The regulators of media are diligent in censoring scenes inappropriate or too graphic for the viewing audience. They embed reporters and the units are instructed to hide the reality of their war until the embeds leave; a lesson learned from Viet Nam. But righteously deny the French fry its place in American cuisine as a symbol of patriotism. Hence the Freedom Fry, an idea whose time had come, filling the shoes of the once revered Liberty Cabbage; America’s patriotic substitute for Sauerkraut in the culinary lexicons of WWII.
Younger Americans live a very isolated life from the rest of the real world. The only connection civilians have to war is what they’re allowed to see on TV and the artificial, harmless replicas of very dangerous tools that they enjoy playing with. Not many bombs go off in our own backyards compared to the rest of a much older world, and this detachment has more negative social implications than positive.
Would anyone in their right mind so casually accept war as a condition for global survival and economic sustainability if they were consistently bombarded with the graphic brutality of war each and every day? Would we look so casually upon war if our own children were stepping on long forgotten landmines here in America? Why do we censor information too “inappropriate” for younger or specific audiences? The answer is easy. It would be bad for business. As a parent I would consider it my obligation and responsibility to make sure my child begins to see the depth of man’s inhumanity to man. Perhaps some empathy for life might be cultivated at an early enough age to stimulate new social imperatives as alternatives to war.
With geological conflicts the decision to go to war is generally made by those who remain the most detached from it. It is usually the military personnel who are the last to support or the most reluctant to accept it. Our military out spends the combined defense expenditures of the next seven countries on the list and the neo-cons still don’t think it’s enough. This is the dark alliance shared between capitalism (civilization) and the Military Industrial Complex.
In America the gun has become the go-to answer as the cause of and solution to all of life’s problems. We have the Mattel-itary Industrial Complex to thank for reinforcing our distorted sense of patriotism and its causes and effects. Television shows that portray individuals sitting and having a polite conversation to peacefully resolve their differences do not survive the ratings.
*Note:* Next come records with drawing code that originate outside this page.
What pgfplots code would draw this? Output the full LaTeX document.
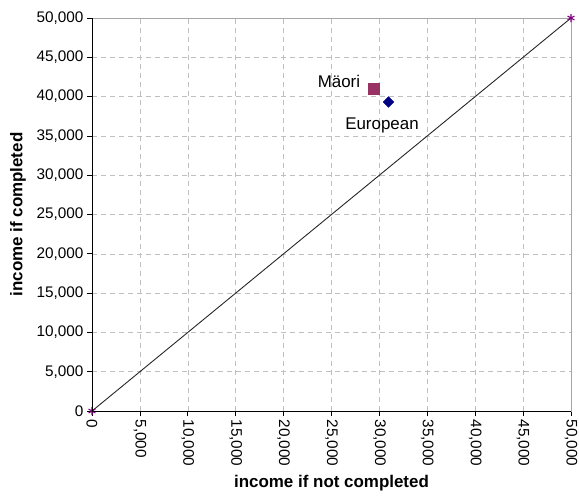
\documentclass[border=0pt]{standalone}
\usepackage{fontspec}
\setmainfont{Liberation Sans}
\usepackage{pgfplots}
\pgfplotsset{compat=1.18}
\definecolor{maorired}{HTML}{993366}
\definecolor{euroblue}{HTML}{000080}
\definecolor{endpurple}{HTML}{800080}
\begin{document}
\begin{tikzpicture}
\begin{axis}[
  scale only axis,
  width=479bp, height=393bp,
  xmin=0, xmax=50000, ymin=0, ymax=50000,
  xtick={0,5000,...,50000},
  ytick={0,5000,...,50000},
  scaled ticks=false,
  /pgf/number format/fixed,
  /pgf/number format/1000 sep={,},
  /pgf/number format/assume math mode=true,
  tick label style={font=\fontsize{15.4}{18}\selectfont},
  x tick label style={rotate=-90, anchor=west},
  grid=major,
  major grid style={gray!50, dash pattern=on 5bp off 4bp, line width=0.6bp},
  axis line style={gray!70, line width=0.8bp},
  tick align=outside,
  xtick pos=bottom, ytick pos=left,
  major tick length=5bp,
  tick style={black, line width=0.8bp},
  xlabel={income if not completed},
  ylabel={income if completed},
  label style={font=\fontsize{17}{20}\selectfont\bfseries},
  xlabel style={at={(axis description cs:0.5,-0.1832)}, anchor=center},
  ylabel style={at={(axis description cs:-0.1545,0.5)}, anchor=center},
  clip=false,
  after end axis/.code={
    \draw[black, line width=0.9bp] (rel axis cs:0,1) -- (rel axis cs:0,0) -- (rel axis cs:1,0);
    \coordinate (ll) at (rel axis cs:0,0);
    \coordinate (ur) at (rel axis cs:1,1);
  },
]
% equality line
\addplot[black!85, line width=0.9bp, mark=asterisk,
  mark options={endpurple, mark size=4bp, line width=1.1bp}]
  coordinates {(0,0) (50000,50000)};
% Maori
\addplot[only marks, mark=square*, mark size=5.5bp, color=maorired]
  coordinates {(29380,41030)};
% European
\addplot[only marks, mark=square*, mark size=3.8bp, color=euroblue,
  mark options={rotate=45}]
  coordinates {(30950,39310)};
\node[font=\fontsize{17}{20}\selectfont] at (axis cs:25780,41920) {Mäori};
\node[font=\fontsize{17}{20}\selectfont] at (axis cs:30270,36320) {European};
\end{axis}
\pgfresetboundingbox
\useasboundingbox ([shift={(-92bp,-84bp)}]ll) rectangle ([shift={(8bp,18bp)}]ur);
\end{tikzpicture}
\end{document}
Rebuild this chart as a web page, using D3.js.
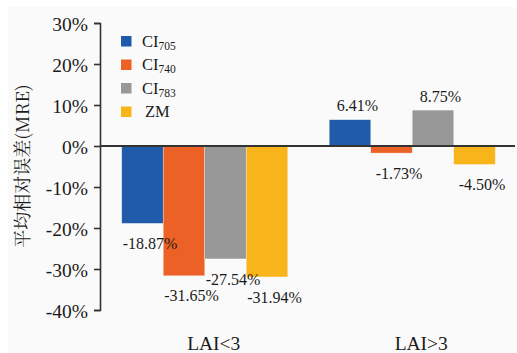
<!DOCTYPE html>
<html>
<head>
<meta charset="utf-8">
<script src="https://cdn.jsdelivr.net/npm/d3@7"></script>
<style>
  html, body { margin: 0; padding: 0; background: #ffffff; }
  svg { display: block; }
</style>
</head>
<body>
<svg id="chart" width="517" height="353"></svg>
<script>
// Groups along the x axis
const categories = ["LAI<3", "LAI>3"];
// Series (legend entries): base name and subscript
const seriesKeys = ["CI705", "CI740", "CI783", "ZM"];
const seriesBase = ["CI", "CI", "CI", "ZM"];
const seriesSub = ["705", "740", "783", ""];
const seriesColors = ["#1f5ba8", "#ec6126", "#989898", "#f8b41b"];
// Mean relative error (%) per series, one value per category
const valuesCI705 = [-18.87, 6.41];
const valuesCI740 = [-31.65, -1.73];
const valuesCI783 = [-27.54, 8.75];
const valuesZM = [-31.94, -4.50];
// Y axis ticks
const yTicks = [30, 20, 10, 0, -10, -20, -30, -40];
const yTitle = "平均相对误差(MRE)";

const seriesValues = [valuesCI705, valuesCI740, valuesCI783, valuesZM];

const SERIF = "'Times New Roman', 'Liberation Serif', serif";
const CJK = "'Noto Serif CJK SC', 'Times New Roman', serif";
const INK = "#1a1a1a";

const svg = d3.select("#chart");
const W = 517, H = 353;

// Plot backdrop
svg.append("rect").attr("x", 8).attr("y", 7).attr("width", W - 8).attr("height", H - 7)
  .attr("fill", "#fafafa");

const axisX = 100;
const y = d3.scaleLinear().domain([-40, 30]).range([310, 23]);
const x0 = d3.scaleBand().domain(categories).range([101, 516])
  .paddingInner(0.2).paddingOuter(0.1);
const x1 = d3.scaleBand().domain(seriesKeys).range([0, x0.bandwidth()]);

// Bars
const rows = [];
categories.forEach((c, ci) => {
  seriesKeys.forEach((k, si) => {
    rows.push({ cat: c, key: k, color: seriesColors[si], value: seriesValues[si][ci] });
  });
});

svg.append("g").selectAll("rect").data(rows).join("rect")
  .attr("x", d => x0(d.cat) + x1(d.key))
  .attr("y", d => y(Math.max(0, d.value)))
  .attr("width", x1.bandwidth())
  .attr("height", d => Math.abs(y(d.value) - y(0)))
  .attr("fill", d => d.color)
  .attr("stroke", "#ffffff").attr("stroke-opacity", 0.5).attr("stroke-width", 0.6);

// Value labels
svg.append("g").selectAll("text").data(rows).join("text")
  .attr("x", d => x0(d.cat) + x1(d.key) + x1.bandwidth() / 2 + 7.5)
  .attr("y", d => d.value >= 0 ? y(d.value) - 14 : y(d.value) + 20)
  .attr("dy", "0.35em")
  .attr("text-anchor", "middle")
  .style("font-family", SERIF).style("font-size", "16px").style("fill", INK)
  .text(d => d.value.toFixed(2) + "%");

// Zero line
svg.append("line")
  .attr("x1", axisX).attr("x2", 515)
  .attr("y1", y(0)).attr("y2", y(0))
  .attr("stroke", "#333333").attr("stroke-width", 1.8);

// Y axis
const yAxis = d3.axisLeft(y).tickValues(yTicks).tickSize(6).tickPadding(6)
  .tickFormat(d => d + "%");
const gy = svg.append("g").attr("transform", `translate(${axisX},0)`).call(yAxis);
gy.select(".domain").attr("stroke", "#333333").attr("stroke-width", 1.6);
gy.selectAll(".tick line").attr("stroke", "#333333").attr("stroke-width", 1.6);
gy.selectAll(".tick text")
  .style("fill", INK)
  .style("font-family", SERIF)
  .style("font-size", "19.5px")
  .attr("dy", "0.36em");

// Category labels
svg.append("g").selectAll("text").data(categories).join("text")
  .attr("x", d => x0(d) + x0.bandwidth() / 2 + 9)
  .attr("y", 350)
  .attr("text-anchor", "middle")
  .style("font-family", SERIF).style("font-size", "19.5px").style("fill", INK)
  .text(d => d);

// Y title
svg.append("text")
  .attr("transform", "translate(29,166) rotate(-90)")
  .attr("text-anchor", "middle")
  .style("font-family", CJK)
  .style("font-size", "18px")
  .style("fill", INK)
  .text(yTitle);

// Legend
const legend = svg.append("g").selectAll("g").data(seriesKeys).join("g")
  .attr("transform", (d, i) => `translate(121,${36 + i * 23.5})`);
legend.append("rect").attr("width", 10.5).attr("height", 10.5)
  .attr("fill", (d, i) => seriesColors[i]);
const lt = legend.append("text")
  .attr("x", (d, i) => seriesSub[i] ? 21 : 24)
  .attr("y", 10.5)
  .style("font-family", SERIF).style("font-size", "16.5px").style("fill", INK);
lt.append("tspan").text((d, i) => seriesBase[i]);
lt.append("tspan").attr("dy", 3).style("font-size", "11.5px").text((d, i) => seriesSub[i]);
</script>
</body>
</html>
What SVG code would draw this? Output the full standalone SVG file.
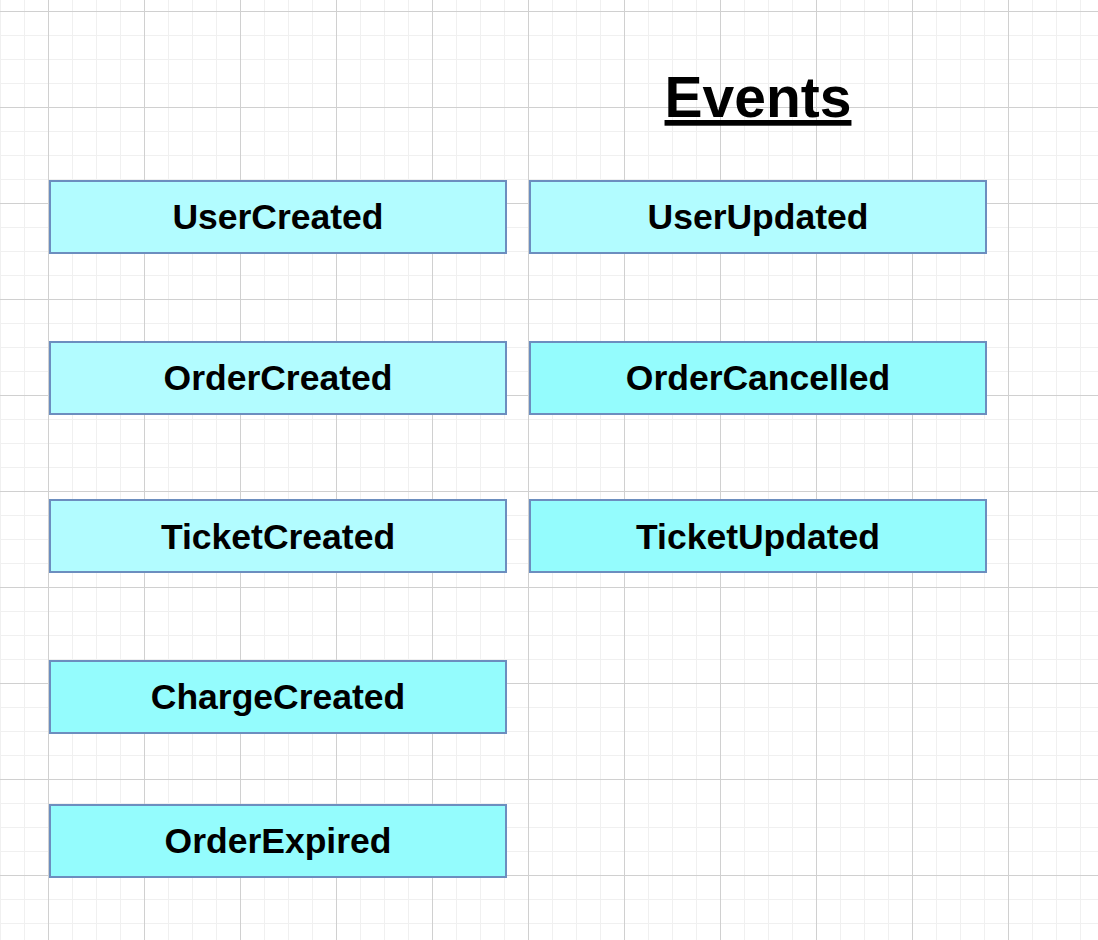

Life is sacred, until the fetus reaches 18. Then we can send it to cook, procreate and die for the realm. As long as “men are men (G.I. Joe) and women (Barbie) know their place” the good ol’ boys of the Military Capitalist Industrial Congressional Complex will sustain themselves for generations to come.
What inspired this article was a rumor that Mattel Toys was manufacturing the M16 rifles during Viet Nam. It’s been suggested that Mattel may have made the plastic hand-grips but they did not manufacture any other part of the weapon. Snopes has also confirmed this to be true. I was in boot camp in 1975. We were issued the M16 A-1. We drilled, trained and qualified with them on the range. It was a newer model that came with a forward assist mechanism, since the earlier version jammed. Stamped into the magazine chamber of my M16 A-1 rifle was the Mattel Toy Company logo.